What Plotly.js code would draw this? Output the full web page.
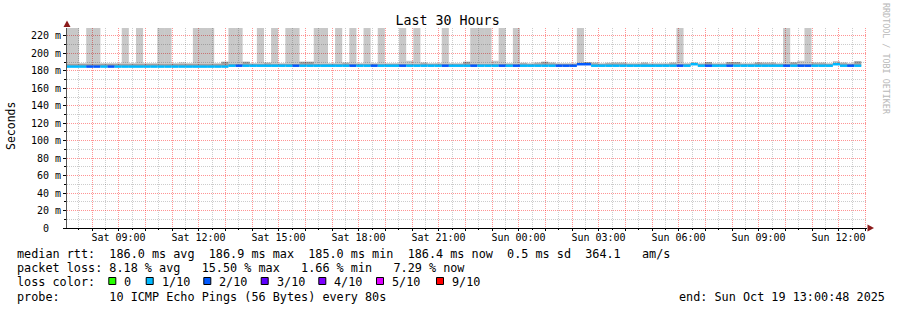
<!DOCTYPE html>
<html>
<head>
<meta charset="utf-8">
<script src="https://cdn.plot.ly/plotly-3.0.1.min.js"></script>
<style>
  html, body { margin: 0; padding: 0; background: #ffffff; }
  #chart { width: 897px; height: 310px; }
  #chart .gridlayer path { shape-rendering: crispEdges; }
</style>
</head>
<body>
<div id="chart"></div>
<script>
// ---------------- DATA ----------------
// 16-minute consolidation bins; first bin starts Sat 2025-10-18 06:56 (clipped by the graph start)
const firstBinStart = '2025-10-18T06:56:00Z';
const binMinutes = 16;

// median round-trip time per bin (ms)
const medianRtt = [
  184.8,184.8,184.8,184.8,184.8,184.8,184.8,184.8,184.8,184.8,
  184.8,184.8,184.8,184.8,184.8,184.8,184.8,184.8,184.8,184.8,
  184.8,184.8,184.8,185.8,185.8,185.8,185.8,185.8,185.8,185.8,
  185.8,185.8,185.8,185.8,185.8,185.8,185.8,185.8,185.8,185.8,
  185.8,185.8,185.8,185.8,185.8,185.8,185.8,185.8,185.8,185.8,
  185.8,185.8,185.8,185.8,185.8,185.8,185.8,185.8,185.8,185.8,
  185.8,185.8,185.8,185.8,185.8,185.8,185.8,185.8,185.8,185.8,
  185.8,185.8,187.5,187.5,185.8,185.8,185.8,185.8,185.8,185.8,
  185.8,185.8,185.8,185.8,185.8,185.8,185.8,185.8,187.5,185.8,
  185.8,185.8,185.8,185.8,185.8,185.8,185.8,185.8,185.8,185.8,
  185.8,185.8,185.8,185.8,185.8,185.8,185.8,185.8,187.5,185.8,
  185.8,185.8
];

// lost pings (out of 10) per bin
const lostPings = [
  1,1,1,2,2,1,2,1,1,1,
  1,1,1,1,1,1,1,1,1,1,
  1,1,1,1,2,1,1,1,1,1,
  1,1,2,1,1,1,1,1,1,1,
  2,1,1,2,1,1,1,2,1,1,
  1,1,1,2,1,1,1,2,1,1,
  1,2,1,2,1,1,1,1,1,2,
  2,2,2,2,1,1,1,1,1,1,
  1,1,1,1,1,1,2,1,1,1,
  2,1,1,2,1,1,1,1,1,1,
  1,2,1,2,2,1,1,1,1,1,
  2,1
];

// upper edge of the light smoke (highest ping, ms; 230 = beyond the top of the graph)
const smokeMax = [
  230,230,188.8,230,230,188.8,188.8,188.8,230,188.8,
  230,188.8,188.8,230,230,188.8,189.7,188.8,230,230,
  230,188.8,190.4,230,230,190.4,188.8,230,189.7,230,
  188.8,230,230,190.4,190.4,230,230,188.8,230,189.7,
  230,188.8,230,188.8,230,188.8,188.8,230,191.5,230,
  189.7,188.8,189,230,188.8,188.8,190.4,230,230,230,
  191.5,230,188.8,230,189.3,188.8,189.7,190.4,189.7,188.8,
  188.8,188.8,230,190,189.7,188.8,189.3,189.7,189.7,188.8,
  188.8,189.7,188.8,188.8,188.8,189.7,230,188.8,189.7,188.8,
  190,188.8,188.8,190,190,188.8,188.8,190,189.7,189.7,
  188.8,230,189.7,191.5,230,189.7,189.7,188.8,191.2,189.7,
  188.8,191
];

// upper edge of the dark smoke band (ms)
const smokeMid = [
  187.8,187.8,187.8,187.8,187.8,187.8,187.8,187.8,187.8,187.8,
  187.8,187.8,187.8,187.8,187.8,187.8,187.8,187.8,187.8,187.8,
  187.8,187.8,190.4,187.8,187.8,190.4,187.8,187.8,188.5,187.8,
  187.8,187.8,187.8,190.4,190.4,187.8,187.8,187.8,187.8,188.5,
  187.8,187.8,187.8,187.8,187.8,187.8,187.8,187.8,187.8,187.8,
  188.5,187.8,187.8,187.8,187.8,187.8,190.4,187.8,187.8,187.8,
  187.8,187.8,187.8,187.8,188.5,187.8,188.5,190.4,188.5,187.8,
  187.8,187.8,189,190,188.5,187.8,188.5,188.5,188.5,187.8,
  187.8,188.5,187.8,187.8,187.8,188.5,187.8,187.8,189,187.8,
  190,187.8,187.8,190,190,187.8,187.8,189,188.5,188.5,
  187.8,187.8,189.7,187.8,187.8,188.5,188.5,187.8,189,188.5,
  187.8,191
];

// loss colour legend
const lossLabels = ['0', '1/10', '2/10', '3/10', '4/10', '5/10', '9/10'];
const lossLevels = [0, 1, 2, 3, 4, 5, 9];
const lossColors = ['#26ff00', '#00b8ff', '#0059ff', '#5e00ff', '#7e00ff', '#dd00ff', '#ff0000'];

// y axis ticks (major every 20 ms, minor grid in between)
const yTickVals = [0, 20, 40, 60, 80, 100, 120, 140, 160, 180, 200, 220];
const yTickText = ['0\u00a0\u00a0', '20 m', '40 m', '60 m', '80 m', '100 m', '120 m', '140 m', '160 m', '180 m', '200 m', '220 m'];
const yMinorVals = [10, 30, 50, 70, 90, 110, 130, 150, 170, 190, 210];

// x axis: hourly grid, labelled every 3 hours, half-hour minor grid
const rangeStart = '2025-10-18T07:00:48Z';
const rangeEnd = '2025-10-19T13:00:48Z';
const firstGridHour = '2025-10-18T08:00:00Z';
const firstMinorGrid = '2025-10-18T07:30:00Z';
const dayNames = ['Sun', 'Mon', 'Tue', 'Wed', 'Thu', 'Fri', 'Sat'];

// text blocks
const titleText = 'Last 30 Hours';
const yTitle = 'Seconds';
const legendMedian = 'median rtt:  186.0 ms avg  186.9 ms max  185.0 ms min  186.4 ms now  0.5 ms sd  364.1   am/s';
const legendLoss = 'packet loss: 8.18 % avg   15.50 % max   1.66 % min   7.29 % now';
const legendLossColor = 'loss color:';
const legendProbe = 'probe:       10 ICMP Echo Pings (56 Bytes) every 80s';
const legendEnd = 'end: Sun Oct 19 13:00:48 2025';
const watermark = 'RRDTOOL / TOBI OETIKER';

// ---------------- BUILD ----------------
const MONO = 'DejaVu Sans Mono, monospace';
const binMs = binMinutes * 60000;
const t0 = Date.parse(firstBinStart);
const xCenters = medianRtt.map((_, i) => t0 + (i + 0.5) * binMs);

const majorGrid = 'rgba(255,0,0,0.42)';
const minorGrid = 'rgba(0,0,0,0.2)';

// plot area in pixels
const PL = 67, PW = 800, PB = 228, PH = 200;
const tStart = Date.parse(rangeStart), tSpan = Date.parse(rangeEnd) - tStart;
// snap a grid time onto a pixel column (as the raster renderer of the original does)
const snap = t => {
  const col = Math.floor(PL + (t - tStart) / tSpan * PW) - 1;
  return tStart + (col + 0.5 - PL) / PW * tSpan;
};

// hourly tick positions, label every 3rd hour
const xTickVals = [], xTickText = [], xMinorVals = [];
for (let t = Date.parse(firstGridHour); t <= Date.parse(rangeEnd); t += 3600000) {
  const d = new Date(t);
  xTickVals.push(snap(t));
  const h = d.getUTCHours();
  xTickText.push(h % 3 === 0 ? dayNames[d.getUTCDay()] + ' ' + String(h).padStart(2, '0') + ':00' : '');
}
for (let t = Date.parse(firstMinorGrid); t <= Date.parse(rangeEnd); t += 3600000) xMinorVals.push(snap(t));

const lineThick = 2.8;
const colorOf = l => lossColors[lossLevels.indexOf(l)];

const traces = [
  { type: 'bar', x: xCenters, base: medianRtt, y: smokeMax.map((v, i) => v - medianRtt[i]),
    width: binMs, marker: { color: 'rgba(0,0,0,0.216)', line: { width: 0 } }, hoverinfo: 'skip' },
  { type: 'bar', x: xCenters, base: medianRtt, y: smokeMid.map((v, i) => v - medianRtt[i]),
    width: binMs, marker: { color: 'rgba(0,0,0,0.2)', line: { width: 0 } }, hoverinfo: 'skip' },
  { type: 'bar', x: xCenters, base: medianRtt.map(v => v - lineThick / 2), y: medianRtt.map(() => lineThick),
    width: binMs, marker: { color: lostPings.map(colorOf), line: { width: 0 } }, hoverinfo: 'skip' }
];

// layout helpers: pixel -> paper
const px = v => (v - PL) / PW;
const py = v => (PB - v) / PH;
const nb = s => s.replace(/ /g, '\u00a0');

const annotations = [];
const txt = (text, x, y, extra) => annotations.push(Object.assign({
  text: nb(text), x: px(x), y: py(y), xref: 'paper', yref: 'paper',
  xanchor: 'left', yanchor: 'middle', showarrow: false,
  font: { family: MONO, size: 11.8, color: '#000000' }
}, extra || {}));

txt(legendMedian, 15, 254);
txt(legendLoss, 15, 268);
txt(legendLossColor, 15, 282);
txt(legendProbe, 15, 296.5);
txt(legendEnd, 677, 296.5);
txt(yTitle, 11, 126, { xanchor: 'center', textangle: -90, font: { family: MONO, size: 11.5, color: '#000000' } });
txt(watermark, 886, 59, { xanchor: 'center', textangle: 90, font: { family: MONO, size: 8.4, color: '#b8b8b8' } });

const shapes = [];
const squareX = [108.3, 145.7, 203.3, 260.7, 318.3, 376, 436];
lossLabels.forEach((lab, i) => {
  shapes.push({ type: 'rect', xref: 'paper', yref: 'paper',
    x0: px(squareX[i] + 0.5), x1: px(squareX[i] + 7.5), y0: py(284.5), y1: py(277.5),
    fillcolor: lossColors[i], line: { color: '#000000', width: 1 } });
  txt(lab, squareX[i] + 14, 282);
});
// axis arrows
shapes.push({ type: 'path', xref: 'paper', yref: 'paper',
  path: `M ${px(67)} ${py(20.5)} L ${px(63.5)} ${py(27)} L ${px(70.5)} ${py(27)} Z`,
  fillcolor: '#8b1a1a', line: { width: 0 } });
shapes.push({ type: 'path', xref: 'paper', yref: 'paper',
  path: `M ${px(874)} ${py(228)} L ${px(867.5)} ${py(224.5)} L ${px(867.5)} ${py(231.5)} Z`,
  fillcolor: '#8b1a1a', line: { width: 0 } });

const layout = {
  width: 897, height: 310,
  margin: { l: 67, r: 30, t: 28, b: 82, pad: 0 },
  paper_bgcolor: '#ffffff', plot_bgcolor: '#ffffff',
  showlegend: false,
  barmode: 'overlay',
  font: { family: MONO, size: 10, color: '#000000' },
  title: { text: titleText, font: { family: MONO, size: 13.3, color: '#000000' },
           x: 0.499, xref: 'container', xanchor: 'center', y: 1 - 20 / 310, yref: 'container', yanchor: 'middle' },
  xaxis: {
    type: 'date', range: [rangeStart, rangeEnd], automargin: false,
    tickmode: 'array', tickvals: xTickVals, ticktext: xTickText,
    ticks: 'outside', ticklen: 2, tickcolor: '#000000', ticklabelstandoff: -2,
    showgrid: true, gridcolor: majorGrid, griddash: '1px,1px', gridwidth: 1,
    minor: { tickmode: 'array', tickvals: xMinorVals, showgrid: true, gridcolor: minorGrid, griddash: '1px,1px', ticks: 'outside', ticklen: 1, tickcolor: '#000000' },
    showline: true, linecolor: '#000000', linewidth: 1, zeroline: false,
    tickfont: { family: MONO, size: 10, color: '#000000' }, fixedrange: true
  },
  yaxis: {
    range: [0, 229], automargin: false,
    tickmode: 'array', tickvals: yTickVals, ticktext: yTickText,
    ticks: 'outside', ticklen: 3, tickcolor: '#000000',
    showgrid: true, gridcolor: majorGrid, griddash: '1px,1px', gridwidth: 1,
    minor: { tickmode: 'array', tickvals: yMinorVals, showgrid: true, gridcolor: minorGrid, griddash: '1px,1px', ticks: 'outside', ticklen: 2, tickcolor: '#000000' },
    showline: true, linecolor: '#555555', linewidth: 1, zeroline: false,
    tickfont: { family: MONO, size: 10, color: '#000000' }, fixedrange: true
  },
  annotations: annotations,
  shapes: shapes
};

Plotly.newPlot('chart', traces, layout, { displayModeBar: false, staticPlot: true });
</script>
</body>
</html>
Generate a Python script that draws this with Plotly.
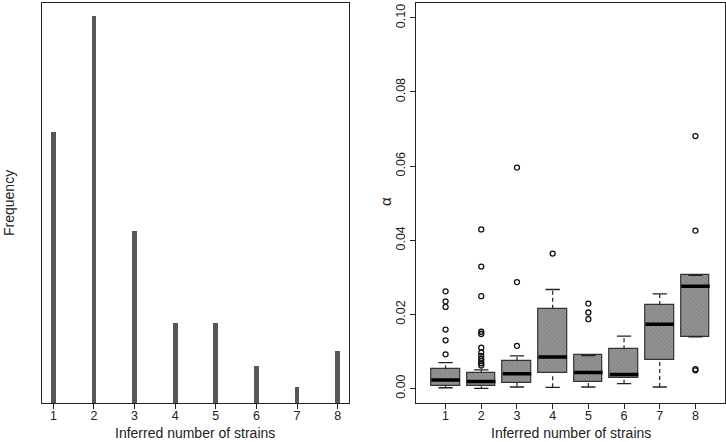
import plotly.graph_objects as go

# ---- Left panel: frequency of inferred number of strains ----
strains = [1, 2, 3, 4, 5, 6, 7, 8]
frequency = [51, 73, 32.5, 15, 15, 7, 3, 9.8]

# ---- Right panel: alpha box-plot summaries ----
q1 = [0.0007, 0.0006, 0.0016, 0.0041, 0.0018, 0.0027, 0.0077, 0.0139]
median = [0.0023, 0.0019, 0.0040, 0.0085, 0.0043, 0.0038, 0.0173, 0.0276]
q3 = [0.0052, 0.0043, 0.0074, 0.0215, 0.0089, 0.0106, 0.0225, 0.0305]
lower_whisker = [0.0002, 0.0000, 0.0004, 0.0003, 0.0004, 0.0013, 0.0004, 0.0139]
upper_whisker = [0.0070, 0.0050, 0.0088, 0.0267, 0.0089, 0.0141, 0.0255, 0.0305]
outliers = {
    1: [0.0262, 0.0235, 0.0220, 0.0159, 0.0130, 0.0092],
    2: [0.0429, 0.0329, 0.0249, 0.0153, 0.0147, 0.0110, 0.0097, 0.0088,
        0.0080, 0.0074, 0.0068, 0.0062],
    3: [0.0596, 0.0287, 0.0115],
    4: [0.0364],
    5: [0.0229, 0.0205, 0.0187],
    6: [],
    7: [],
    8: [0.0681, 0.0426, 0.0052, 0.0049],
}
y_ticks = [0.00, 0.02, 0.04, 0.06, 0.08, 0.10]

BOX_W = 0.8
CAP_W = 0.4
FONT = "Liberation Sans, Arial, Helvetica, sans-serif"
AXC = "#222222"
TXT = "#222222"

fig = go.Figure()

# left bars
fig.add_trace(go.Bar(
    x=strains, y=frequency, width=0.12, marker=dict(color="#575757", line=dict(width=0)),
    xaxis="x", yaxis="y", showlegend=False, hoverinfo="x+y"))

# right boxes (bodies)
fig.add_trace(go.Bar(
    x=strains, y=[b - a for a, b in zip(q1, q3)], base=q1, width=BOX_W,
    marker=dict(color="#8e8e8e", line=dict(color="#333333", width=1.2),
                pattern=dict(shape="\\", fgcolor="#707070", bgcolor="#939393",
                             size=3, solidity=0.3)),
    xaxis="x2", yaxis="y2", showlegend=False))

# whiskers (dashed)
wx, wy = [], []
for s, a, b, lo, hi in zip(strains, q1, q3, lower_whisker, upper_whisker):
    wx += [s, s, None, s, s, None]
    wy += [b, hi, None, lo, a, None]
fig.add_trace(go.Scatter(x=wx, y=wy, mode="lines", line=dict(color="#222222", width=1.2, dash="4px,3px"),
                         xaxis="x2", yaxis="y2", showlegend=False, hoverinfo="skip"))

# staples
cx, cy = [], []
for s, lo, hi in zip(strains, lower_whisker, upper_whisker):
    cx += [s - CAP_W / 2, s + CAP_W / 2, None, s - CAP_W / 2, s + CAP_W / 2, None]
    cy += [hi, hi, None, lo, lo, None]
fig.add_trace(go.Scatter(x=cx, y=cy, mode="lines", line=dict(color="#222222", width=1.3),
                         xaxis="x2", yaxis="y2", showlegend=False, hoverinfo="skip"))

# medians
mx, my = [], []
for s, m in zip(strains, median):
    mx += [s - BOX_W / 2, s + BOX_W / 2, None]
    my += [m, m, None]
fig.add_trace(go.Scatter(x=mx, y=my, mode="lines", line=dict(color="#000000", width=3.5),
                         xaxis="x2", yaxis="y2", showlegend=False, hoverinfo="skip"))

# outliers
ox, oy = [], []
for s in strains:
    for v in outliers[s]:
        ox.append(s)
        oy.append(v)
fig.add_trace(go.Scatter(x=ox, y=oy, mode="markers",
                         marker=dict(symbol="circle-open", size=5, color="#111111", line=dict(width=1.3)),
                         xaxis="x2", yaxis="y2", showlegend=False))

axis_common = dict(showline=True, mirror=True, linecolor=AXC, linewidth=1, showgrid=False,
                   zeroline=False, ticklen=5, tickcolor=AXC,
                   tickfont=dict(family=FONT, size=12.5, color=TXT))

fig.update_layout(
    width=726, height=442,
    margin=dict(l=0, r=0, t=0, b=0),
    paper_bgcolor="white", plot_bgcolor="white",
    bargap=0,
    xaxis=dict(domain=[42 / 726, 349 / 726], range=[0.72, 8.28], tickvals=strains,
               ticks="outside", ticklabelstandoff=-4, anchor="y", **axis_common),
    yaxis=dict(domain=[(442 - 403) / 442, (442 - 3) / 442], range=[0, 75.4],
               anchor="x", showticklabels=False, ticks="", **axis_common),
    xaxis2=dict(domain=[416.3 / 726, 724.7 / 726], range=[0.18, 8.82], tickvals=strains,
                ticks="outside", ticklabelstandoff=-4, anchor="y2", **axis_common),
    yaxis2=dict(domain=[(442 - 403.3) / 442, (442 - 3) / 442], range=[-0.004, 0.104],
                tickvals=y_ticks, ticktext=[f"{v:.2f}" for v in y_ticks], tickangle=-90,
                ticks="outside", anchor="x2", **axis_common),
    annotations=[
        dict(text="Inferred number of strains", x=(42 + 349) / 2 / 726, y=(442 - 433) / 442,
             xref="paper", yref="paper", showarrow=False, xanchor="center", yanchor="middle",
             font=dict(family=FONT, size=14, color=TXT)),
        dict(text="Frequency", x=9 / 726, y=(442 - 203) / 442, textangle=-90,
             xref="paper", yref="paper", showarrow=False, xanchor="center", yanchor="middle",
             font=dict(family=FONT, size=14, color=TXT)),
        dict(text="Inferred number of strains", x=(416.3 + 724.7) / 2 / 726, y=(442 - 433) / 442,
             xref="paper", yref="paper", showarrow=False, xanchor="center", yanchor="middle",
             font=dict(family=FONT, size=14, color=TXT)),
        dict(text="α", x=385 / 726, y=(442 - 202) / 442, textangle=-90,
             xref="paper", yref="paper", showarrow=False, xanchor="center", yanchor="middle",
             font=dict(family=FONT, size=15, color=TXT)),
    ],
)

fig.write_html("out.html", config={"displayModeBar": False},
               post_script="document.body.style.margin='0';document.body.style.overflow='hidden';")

============================================================

From the data above, pick out each line containing "this" and copy it.

What Plotly.js code would draw this? Output the full web page.
Generate a Python script that draws this with Plotly.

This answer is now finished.